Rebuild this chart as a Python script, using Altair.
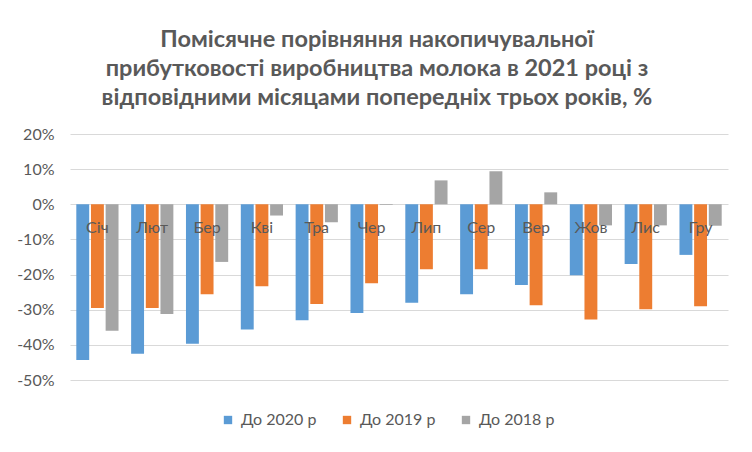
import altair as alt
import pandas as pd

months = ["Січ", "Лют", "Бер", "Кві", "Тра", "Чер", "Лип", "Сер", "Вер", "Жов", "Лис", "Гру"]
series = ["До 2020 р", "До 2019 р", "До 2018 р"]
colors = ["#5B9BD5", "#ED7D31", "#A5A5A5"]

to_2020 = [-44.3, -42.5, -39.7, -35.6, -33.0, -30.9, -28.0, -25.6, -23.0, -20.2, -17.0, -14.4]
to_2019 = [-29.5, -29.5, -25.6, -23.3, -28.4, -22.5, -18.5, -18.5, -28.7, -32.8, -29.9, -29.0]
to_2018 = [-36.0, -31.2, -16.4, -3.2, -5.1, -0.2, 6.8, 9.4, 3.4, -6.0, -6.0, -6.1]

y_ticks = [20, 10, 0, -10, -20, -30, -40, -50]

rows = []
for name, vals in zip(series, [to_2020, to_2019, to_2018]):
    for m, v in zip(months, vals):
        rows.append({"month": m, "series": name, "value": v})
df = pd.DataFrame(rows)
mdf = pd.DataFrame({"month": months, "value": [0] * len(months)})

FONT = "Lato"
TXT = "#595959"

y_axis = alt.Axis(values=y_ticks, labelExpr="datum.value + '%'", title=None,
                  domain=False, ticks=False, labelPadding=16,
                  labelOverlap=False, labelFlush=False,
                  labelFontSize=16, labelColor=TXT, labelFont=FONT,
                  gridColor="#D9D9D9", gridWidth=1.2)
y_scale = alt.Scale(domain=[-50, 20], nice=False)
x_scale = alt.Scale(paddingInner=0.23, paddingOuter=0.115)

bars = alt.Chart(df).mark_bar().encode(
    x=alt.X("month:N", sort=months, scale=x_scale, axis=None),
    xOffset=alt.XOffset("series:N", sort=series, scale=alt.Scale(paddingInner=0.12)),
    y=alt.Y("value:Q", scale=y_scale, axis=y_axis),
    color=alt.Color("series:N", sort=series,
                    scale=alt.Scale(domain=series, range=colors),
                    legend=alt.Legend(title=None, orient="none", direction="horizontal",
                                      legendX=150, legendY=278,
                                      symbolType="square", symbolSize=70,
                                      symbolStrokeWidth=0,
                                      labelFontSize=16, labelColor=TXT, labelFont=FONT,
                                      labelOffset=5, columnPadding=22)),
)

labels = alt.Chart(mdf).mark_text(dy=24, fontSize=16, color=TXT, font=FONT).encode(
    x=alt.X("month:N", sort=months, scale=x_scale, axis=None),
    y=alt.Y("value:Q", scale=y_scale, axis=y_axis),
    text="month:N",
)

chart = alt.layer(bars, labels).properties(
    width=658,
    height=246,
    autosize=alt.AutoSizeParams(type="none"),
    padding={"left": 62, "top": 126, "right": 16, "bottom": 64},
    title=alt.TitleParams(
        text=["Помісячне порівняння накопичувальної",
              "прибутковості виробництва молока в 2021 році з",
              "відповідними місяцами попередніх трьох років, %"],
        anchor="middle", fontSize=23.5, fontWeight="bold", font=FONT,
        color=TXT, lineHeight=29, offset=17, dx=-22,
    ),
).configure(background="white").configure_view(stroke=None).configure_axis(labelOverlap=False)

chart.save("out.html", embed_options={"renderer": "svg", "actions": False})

---

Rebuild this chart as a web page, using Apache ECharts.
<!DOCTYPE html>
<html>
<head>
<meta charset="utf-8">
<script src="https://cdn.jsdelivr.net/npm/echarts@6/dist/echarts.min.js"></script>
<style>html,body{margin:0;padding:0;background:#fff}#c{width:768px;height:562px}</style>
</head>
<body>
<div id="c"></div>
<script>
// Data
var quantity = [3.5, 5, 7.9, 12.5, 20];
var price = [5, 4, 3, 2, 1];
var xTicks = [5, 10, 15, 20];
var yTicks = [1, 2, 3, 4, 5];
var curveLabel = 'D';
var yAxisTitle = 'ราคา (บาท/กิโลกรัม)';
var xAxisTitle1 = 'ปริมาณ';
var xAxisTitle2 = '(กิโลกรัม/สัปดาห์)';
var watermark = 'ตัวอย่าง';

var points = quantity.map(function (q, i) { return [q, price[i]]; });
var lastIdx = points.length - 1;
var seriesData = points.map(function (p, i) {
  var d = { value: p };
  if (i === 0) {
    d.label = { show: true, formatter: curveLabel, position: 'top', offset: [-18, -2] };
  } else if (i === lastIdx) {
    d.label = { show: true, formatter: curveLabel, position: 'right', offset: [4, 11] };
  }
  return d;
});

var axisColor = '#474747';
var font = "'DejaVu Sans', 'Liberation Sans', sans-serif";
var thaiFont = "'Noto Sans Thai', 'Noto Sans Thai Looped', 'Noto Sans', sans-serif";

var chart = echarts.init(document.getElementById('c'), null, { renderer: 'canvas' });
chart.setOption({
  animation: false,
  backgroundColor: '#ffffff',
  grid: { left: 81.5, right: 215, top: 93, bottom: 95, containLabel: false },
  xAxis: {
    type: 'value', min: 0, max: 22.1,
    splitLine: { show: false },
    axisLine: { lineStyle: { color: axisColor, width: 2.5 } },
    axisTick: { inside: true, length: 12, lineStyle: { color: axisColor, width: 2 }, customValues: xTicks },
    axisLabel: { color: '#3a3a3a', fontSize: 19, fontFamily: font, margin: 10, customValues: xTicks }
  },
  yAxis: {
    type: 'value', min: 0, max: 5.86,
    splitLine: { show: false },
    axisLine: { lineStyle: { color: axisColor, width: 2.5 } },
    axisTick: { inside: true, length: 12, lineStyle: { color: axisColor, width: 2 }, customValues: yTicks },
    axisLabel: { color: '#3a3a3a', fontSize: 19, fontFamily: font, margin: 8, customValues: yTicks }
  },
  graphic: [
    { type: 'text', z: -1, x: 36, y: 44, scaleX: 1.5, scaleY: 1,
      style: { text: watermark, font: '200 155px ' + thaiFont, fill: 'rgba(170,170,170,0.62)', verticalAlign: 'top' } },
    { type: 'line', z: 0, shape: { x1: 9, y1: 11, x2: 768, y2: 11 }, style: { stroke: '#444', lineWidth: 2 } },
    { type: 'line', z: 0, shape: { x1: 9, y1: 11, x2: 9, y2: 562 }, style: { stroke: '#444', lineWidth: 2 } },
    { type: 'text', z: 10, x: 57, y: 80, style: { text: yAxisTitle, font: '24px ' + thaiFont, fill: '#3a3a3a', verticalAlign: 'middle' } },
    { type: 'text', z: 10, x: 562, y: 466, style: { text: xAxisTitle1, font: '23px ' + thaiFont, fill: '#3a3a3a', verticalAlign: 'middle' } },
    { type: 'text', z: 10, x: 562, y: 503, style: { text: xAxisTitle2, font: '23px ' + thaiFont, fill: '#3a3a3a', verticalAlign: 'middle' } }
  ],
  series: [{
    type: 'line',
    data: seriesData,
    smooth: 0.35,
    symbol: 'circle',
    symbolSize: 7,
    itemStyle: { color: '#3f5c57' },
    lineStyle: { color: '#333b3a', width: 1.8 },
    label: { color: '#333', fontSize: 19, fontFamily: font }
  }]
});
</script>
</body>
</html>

==

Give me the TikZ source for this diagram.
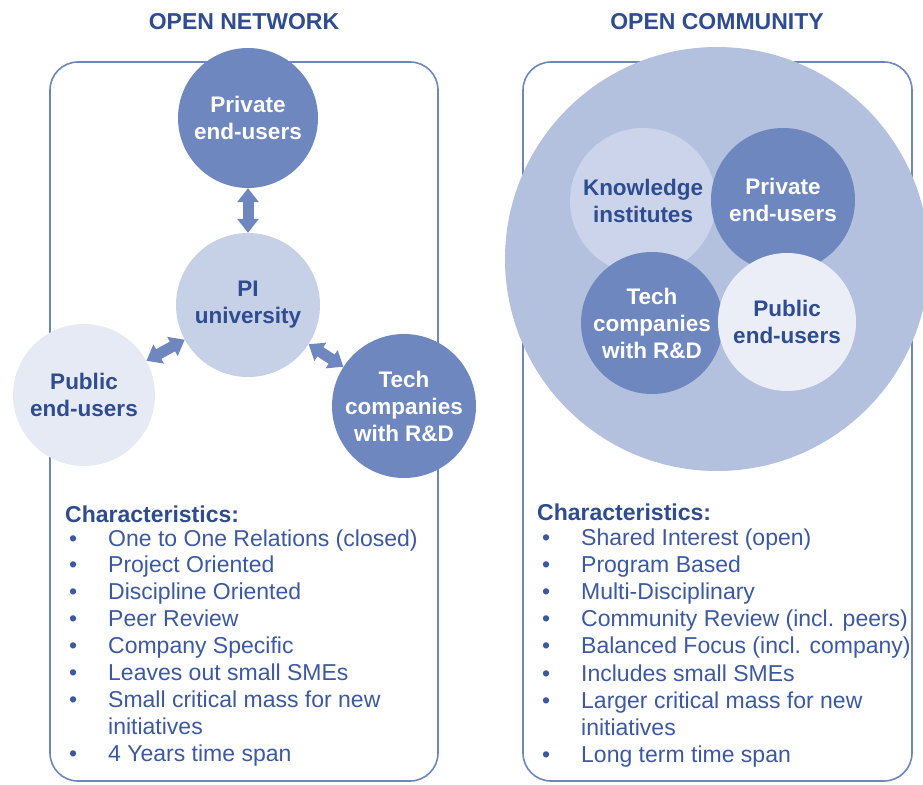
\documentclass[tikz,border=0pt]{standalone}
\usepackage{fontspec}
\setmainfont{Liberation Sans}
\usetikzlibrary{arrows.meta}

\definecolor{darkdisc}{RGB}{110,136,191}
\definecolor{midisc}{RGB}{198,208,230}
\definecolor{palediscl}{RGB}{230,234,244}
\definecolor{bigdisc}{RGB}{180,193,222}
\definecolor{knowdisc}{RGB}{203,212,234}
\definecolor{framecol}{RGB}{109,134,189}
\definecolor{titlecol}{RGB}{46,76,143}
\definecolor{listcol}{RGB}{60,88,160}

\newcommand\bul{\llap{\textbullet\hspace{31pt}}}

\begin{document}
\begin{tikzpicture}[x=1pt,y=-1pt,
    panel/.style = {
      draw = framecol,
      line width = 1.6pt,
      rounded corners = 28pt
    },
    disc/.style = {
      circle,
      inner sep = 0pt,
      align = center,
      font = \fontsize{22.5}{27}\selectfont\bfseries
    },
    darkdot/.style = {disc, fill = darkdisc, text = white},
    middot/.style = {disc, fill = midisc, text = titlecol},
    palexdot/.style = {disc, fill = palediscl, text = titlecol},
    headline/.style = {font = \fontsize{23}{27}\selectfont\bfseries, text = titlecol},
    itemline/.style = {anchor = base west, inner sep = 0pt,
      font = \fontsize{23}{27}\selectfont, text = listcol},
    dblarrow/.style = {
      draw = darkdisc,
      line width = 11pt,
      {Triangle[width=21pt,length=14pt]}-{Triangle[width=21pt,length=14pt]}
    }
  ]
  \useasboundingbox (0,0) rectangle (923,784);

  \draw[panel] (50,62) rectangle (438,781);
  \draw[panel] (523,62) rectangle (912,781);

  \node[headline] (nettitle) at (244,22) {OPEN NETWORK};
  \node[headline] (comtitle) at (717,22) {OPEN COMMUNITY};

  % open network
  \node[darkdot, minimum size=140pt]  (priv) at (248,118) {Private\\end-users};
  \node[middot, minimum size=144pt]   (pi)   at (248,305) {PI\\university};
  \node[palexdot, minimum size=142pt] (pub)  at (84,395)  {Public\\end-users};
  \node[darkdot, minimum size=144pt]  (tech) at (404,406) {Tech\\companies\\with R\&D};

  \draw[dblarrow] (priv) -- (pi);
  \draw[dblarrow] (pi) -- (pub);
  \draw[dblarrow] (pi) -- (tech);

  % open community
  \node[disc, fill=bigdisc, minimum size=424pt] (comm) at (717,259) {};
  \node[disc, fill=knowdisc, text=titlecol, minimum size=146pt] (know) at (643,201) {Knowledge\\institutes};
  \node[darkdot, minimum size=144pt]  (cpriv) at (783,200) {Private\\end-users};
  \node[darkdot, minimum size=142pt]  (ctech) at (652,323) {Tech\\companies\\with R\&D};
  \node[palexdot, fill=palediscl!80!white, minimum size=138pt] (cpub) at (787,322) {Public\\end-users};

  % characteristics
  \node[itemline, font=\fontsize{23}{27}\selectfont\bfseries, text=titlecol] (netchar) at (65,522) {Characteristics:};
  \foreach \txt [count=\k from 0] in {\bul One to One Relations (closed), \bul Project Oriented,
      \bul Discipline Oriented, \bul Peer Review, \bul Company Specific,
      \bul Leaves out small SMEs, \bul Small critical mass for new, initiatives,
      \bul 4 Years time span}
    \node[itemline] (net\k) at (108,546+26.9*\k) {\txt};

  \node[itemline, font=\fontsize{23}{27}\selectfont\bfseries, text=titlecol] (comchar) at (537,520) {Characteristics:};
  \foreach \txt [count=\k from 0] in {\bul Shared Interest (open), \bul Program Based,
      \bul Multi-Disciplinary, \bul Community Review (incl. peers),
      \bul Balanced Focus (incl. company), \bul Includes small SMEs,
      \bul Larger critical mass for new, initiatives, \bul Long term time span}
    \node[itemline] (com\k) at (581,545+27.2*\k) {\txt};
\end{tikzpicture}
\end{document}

[WHAT YOU HAVE TO DO] List all lines in the material containing the string "this".

[REPLY]
Rebuild this chart as a Python script, using Altair.
Rebuild this chart as a web page, using Apache ECharts.
Give me the TikZ source for this diagram.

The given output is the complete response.